Marie-Hélène Budworth

Associate Professor of Human Resource Management, specializing in learning, development & motivation.

Marie-Hélène Budworth

Meaning as motivation

April 18th, 2013 · No Comments · Uncategorized

Dan Ariely, a famous behavioural economist, recently gave a TED talk on motivation at work.  He provided evidence for the notion that in today’s world, people are motivated by something other than money.  His main message is that people are motivated when they can accomplish something, make progress, feel as though they have added value.  This stuff around meaning at work motivating people is not new.  It received fairly widespread attention when Dan Pink released his book Drive.  (For a quick review of the main points in that book, take a look at this video.)  However, despite this attention, we continue to structure work in ways  that assumes that money is the ‘thing.’  According to the novel experiments presented by Dan Ariely and those reviewed by Dan Pink, this is simply not true.  

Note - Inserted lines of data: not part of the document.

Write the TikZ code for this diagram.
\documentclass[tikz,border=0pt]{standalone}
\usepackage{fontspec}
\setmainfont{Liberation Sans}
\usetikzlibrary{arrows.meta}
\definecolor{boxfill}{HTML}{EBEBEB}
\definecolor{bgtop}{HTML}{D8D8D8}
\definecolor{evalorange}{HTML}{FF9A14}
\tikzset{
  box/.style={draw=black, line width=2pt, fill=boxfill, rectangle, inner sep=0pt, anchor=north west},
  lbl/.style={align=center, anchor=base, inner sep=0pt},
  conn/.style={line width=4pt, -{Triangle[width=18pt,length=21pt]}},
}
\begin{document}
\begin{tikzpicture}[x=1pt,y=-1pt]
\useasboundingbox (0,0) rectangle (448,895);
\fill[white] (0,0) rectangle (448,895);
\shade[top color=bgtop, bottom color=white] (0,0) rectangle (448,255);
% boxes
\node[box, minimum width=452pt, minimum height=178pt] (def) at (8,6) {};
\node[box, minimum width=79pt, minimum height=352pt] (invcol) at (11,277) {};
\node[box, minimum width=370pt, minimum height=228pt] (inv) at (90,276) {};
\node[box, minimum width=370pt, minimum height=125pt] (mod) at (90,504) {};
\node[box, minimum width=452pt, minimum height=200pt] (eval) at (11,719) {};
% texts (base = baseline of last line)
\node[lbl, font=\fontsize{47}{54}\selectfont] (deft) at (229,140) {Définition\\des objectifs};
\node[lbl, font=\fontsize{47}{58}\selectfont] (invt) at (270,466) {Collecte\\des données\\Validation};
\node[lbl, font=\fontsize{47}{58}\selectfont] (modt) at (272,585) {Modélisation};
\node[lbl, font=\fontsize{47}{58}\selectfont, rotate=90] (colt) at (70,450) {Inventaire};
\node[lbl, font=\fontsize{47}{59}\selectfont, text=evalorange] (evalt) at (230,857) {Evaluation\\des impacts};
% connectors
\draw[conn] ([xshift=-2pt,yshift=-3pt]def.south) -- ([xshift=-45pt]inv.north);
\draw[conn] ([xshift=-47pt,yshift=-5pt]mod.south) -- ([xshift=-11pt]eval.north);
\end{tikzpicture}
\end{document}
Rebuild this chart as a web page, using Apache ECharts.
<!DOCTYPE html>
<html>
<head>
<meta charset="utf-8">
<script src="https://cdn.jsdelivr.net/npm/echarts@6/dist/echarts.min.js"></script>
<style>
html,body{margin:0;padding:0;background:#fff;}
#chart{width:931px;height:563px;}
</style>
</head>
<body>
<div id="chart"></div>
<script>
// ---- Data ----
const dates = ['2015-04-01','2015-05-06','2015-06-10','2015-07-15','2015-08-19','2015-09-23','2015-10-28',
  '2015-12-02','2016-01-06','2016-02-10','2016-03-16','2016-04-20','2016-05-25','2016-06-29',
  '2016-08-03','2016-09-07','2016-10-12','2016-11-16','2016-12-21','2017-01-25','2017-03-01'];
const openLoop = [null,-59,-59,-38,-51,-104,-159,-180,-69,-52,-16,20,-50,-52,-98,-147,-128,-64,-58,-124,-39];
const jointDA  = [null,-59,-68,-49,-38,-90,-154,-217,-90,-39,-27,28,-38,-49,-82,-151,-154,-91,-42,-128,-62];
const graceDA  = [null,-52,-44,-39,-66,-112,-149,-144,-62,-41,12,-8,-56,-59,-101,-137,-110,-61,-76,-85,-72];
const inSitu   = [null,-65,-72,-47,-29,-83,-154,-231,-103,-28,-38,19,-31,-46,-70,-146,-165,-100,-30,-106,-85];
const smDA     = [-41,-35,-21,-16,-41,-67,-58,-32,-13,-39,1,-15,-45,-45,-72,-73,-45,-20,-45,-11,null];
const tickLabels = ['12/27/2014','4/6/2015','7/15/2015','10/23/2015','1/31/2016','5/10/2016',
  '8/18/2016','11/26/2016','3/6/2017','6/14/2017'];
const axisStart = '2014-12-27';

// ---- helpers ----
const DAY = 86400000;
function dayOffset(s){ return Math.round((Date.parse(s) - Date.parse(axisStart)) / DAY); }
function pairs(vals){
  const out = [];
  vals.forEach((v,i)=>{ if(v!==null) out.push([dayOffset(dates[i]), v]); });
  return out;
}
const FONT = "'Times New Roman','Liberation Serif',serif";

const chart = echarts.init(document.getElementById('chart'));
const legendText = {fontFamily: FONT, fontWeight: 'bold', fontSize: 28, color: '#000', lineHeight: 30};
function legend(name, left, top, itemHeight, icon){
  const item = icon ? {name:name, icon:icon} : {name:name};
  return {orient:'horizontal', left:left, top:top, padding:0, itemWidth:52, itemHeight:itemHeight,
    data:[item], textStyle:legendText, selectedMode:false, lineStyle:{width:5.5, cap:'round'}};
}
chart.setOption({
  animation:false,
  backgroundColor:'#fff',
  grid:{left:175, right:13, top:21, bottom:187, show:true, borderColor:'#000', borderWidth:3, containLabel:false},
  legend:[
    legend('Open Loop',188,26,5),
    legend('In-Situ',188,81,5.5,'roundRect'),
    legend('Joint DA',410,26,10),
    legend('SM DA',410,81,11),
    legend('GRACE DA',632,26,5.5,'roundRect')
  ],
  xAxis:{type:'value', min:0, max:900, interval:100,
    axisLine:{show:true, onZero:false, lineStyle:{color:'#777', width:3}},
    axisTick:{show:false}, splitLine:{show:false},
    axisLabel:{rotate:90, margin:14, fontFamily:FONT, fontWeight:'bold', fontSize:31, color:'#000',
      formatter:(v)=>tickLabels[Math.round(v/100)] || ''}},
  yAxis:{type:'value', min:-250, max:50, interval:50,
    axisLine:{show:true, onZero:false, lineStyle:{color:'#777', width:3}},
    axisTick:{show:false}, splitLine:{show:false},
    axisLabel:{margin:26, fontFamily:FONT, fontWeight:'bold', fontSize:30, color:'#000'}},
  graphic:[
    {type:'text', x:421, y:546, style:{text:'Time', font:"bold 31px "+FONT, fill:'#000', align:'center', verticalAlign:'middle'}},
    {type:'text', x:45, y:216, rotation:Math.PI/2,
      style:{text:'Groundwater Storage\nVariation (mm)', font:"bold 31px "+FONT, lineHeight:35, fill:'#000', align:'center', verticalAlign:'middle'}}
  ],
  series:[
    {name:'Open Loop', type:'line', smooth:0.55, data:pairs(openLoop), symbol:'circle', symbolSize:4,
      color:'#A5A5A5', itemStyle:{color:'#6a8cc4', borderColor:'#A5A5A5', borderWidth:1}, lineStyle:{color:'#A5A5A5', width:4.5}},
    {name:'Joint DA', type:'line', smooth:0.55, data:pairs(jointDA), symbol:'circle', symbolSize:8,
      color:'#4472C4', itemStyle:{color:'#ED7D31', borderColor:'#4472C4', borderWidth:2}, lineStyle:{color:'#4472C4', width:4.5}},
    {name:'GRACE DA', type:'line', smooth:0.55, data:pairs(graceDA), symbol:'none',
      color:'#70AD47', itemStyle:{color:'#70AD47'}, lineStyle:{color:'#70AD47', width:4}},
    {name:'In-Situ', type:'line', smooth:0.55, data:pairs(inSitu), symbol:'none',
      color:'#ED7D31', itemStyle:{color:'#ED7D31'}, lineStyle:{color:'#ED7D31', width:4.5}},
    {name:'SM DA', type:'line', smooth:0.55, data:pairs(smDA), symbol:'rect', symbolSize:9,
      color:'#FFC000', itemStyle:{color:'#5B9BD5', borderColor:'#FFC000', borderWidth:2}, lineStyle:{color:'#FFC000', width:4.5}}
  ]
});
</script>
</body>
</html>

Both authors point out that for routine jobs, money will in fact make a difference in terms of motivation and performance.  A person on an assembly line will work faster if here is a financial reward for productivity.  However, when we are talking about complex tasks or creative work – the kind that dominate Canada’s workforce today, money will be less effective.  Dan Pink provides the caveat that the remuneration the person receives needs to be enough to ‘take money off the table.’  Very helpful.  So lack of fair remuneration will demotivate people.  In the case where the pay is fair, it will not provide the additional motivation required for high performance.  In such cases, something more is required.  In this case, workers need to feel ‘meaning.’  What have I produced?  How has my work affected others?  How do I add value?  

Great stuff.  And as I noted, it is not novel and may in fact be intuitive.  But the question remains, why don’t we have more programs that capitalize on this type of motivation?   I would be interested in hearing examples from your organizations if in fact you know of some that capitalize on these findings.